The Turkish state is crumbling

Forests in the Mediterranean region in Turkey and northern Kurdistan have been raging for days. While forest fires in Kurdistan are sometimes deliberately ignited by the army and attempts by the population to extinguish them are prevented, the state is taking police and legal action against calls for help in the social media. There are not enough firefighting aircraft, but Turkey has a proud 270 F16 fighter jets that bomb Kurdistan daily. The effects of the current fires on nature are fatal, animals and people die, ash rains from the sky, but all existing state resources are used in the war against the Kurds. Turkey is apparently allowed to go completely up in flames as long as Kurdistan remains the target of Turkish military offensives.

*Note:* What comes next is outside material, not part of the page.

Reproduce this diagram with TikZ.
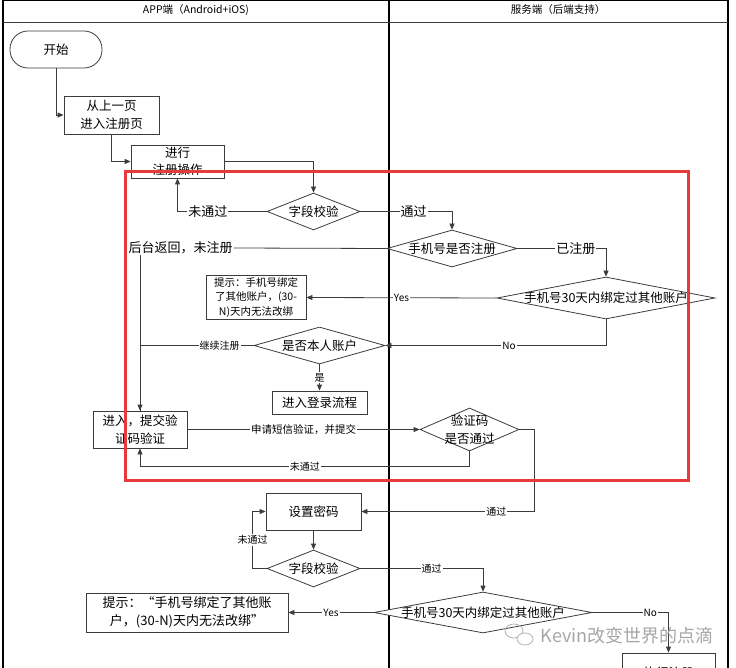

While the population has been pleading for help for days, President Erdogan only throws tea packs at the people in the fire regions, propagates empty promises and barricades himself in his 1150-room palace. Meanwhile, the government is waging a new smear campaign against Kurds and using the forest fires as a propaganda train against the PKK. As if on cue, Kurds are blamed for every disaster in Turkey. For this reason, several lynch attacks by Turkish fascists against Kurds have been carried out in the last few days.

What we are witnessing now is a killing-oriented system that is slowly but surely collapsing. Turkey is just one of many prime examples that obeys the dictates of capitalism and shows in practical form what it means to dehumanize humanity. The Turkish government now seems to have officially begun waging war against its own people as well. It feels like Erdogan wants to set all of Turkey and Northern Kurdistan on fire as he sees his bitter end coming. According to the motto “If I go, you all go!” the rabid ruler lashes out and seems to want to drag everyone with him into an abyss.

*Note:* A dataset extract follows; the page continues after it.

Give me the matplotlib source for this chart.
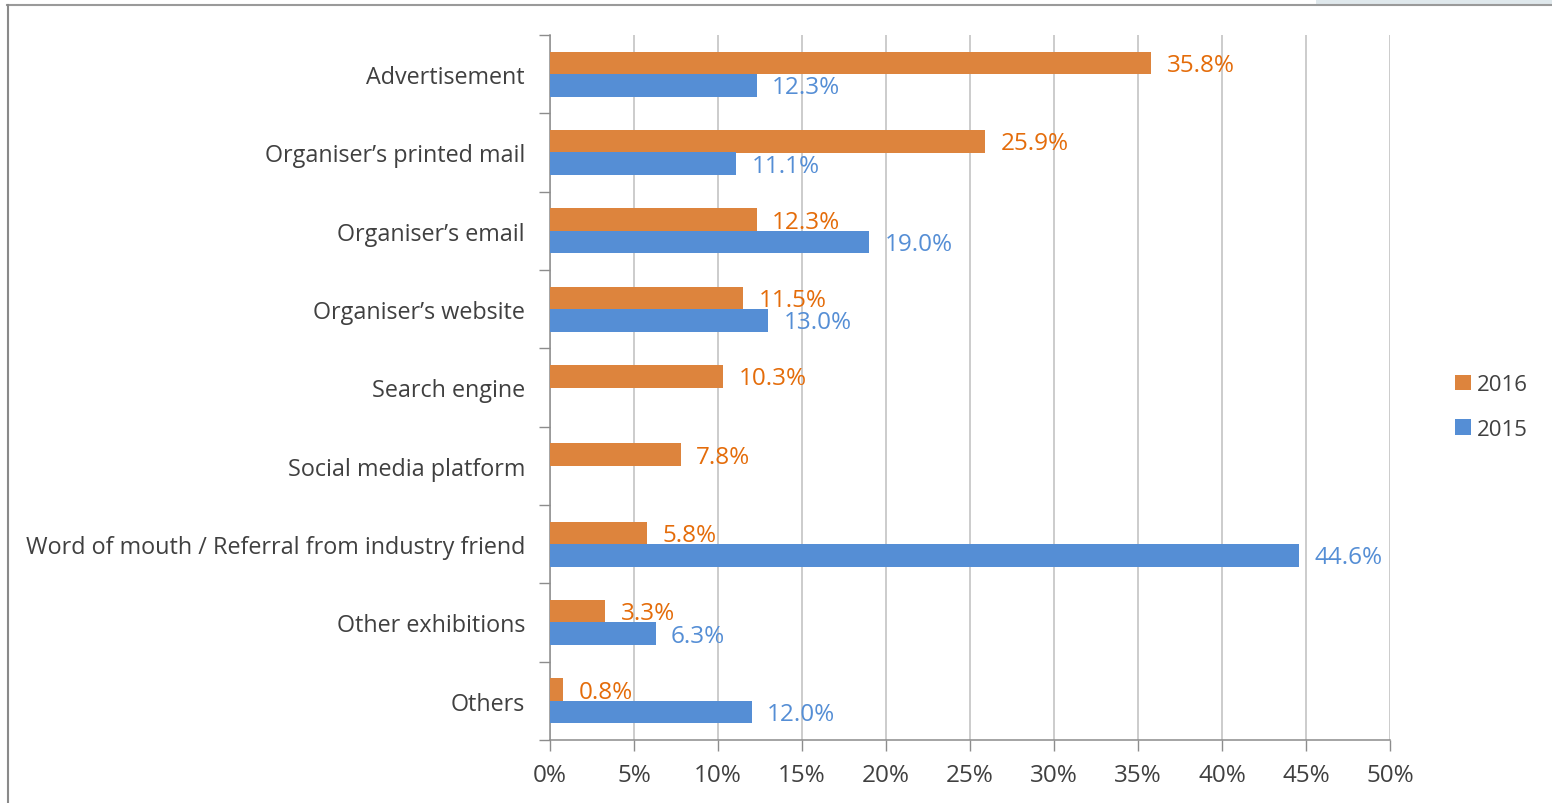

Kurds as a collective target of attack

In large parts of the population in Turkey, the attitude continues to prevail: “What doesn’t happen to me, doesn’t hurt me.” A small portion, however, recognizes that the policies of the current regime have been directed primarily against Kurds and other marginalized populations for decades. But while Erdogan is rapidly losing popularity and is also being sharply targeted by quite a few members of the public, many critics speak mainly of damage Erdogan’s AKP has caused to the Turkish public. There is no mention of the brutal and multi-layered war of extermination against Kurds that has been waged for decades. The inner-Turkish resistance is directed against the damage of the own interests and not against the state, which denies their existence to a people of millions, the Kurds, and makes them the target of innumerable war methods and crimes. What is revealed is a pan-Turkish aggression as well as an anti-democratic attitude, systematic hostility towards the Kurds and simultaneous ignorance, which have become deeply entrenched in the core of Turkey.

Anti-Kurdish racism has continuity

The fact that an unhealthy system will sooner or later catch up with those who until now cheered it with resounding applause now seems to be the bitter Turkish reality. Severe economic crises, repression against critics, destruction of fundamental rights, famine, massive police violence, the rising rate of femicide, constant violence and the ongoing fires overshadow everyday life in Turkey.

However, there is still a great effort in Turkey to compensate for the actual concerns of fascist-motivated attacks on Kurds and their systematic exclusion. What unites is not resistance against a bestial system of exploitation, but primarily a continued anti-Kurdish and anti-feminist stance and the criminalization of a justified liberation struggle.

Anti-Kurdish racism has continuity in Turkey. It manifests itself in many facets and in every instance of everyday life. It begins with the decades-long and targeted massacre of Kurds, their political persecution, their mass imprisonment, their forced resettlement, the banning of the Kurdish language, targeted attacks on Kurdish women’s structures, and the banning of the left-wing collective party HDP. It is also evident in the imprisonment and decades-long isolation of the key political figure Abdullah Öcalan, in occupation attacks in violation of international law, cultural robbery, and ecological and economic war. It is a systematic and genocidal war of extermination on the basis of which the Turkish state has proclaimed its republic and unity.

Change needs courage

In a country where the term “terror” is used synonymously with Kurds and any political resistance is punished with repression, the demand on every person is to take a stand. Only a person without perspective can be considered a defenseless person. We can transfer this phenomenon to any place in the world, where more and more personal concerns and anger against a system accumulate, to which the individual person hardly thinks to find answers. This lack of perspective often ends up not with the development of a revolutionary character and decisive organizing, but too often with the development of a dangerous national pride and bizarre conspiracy theories. An oppressive feeling of powerlessness is then not far away. In this process, it is now a matter of holding on with all one’s might to progressive organizing, not watching defenselessly and not becoming a perpetrator.